Metroblog

But I digress ...

12 February 2006

Just Need to Weigh In


This Danish cartoon business. Like most things, it's not quite as simple as free speech versus religious fundamentalism. If it were, I'd be right there onside with the European newspapers that are republishing the cartoons. But I'm not with the idiots rioting and killing one another in the streets. I can't even say I'm with the quieter protests held in Canadian cities.

Why? Well here's a summation:

1) (Point to Free Speech) This is less about religion than about culture. As mentioned above, protests in Canada are markedly free of the violence which has cost lives abroad.

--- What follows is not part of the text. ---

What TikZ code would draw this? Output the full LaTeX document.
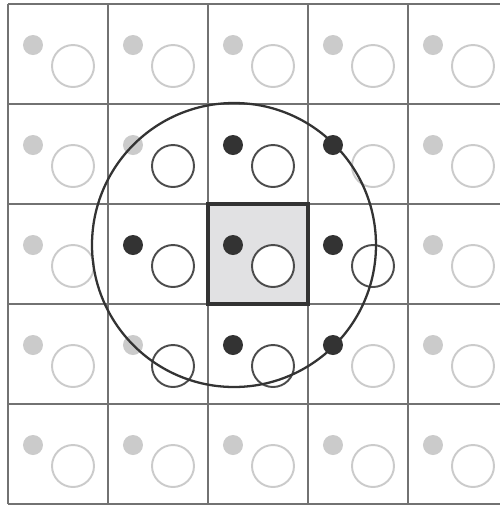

One does not hear of North American Islamic leaders advocating the murder of cartoonists, editors, et al. Even in the "Islamic World"--once known as the Arab Street--there is great divergence of opinion on who is to blame, and what constitutes a just reaction.

2) (Point to Religion) This isn't about Free Speech either, really. It's about the intent to offend. The Danish publisher recruited cartoonists specifically to draw Mohammed, and specifically to demonstrate a certain morbid fear of religious Muslims.

3) (FS) On the other hand--what are we in the West to make of the Arab newspaper habit of publishing vile caricatures of Jews? Is that okay? And if it's their right to do that then how is this different?

(Point to both) How would I, as a defender of the contributions of social-justice Catholicism, feel if a paper deliberately printed a cartoon of Jesus Christ hanging upside down on the cross? I'd be pissed, but I probably wouldn't threaten anyone with death. Still, some would. But not enough for a rampaging mob, surely? And society at large would neither stand by idly nor covertly encourage mayhem and murder, as some of the countries involved (think Syria for one) have done.

This is seriously old news. The cartoons were published in September. Why has this outrage taken such a long time to build? And why does it surge forth so violently now?

Even Ayatollah Ali al-Sistani, one of the big-club-swingers in Iraq, has asked his congregants to behave with dignity. So why this rage, this fury? It can't just be the pictures, or even their intentional offence. Contrary to popular belief, not all sects of Islam believe that Mohammed may not be portrayed.

Personally, I hadn't seen the cartoons until I sat down to write this piece. For me, the best of the batch was this one. Someone, possibly the editor of the Jyllands-Posten had written over it:
Lars Refn's drawing did not feature "the Prophet", but a Danish schoolboy, Mohammed, who wrote on the blackboard in Persian: 'Jyllands-Posten's journalists are a bunch of reactionary provocateurs.' We think Lars Refn is a coward who does not understand the seriousness of the Muslim threat to free speech."


I am forced to concede that while the paper concerned was outside the norms of a civilised society, it had the right to publish. But in the act of publishing, they also took the debate up several notches. The cartoons are if not thoroughly racist, at least culturally backward and deliberately insulting. It's saddening.

But more saddening is the sight of thousands of protesting Muslims making themselves out to be as violent, threatening and humourless as the Prophet is portrayed in the cartoons.

So like most of the Western world, I think, and including a great many Muslims, I find myself firmly seated on the horns of a dilemma.

So I'm distracting myself by playing about with my template. I can't quite seem to get it the right shape and colour, so it'll keep me busy hopefully until this rubbish blows over.

1 Comments:

At 12:30 pm, Blogger Metro said...

I notice I forgot to mention that we in the West would consider slanderous and fear-mongering cartoons about Jews to be well beyond the pale, too.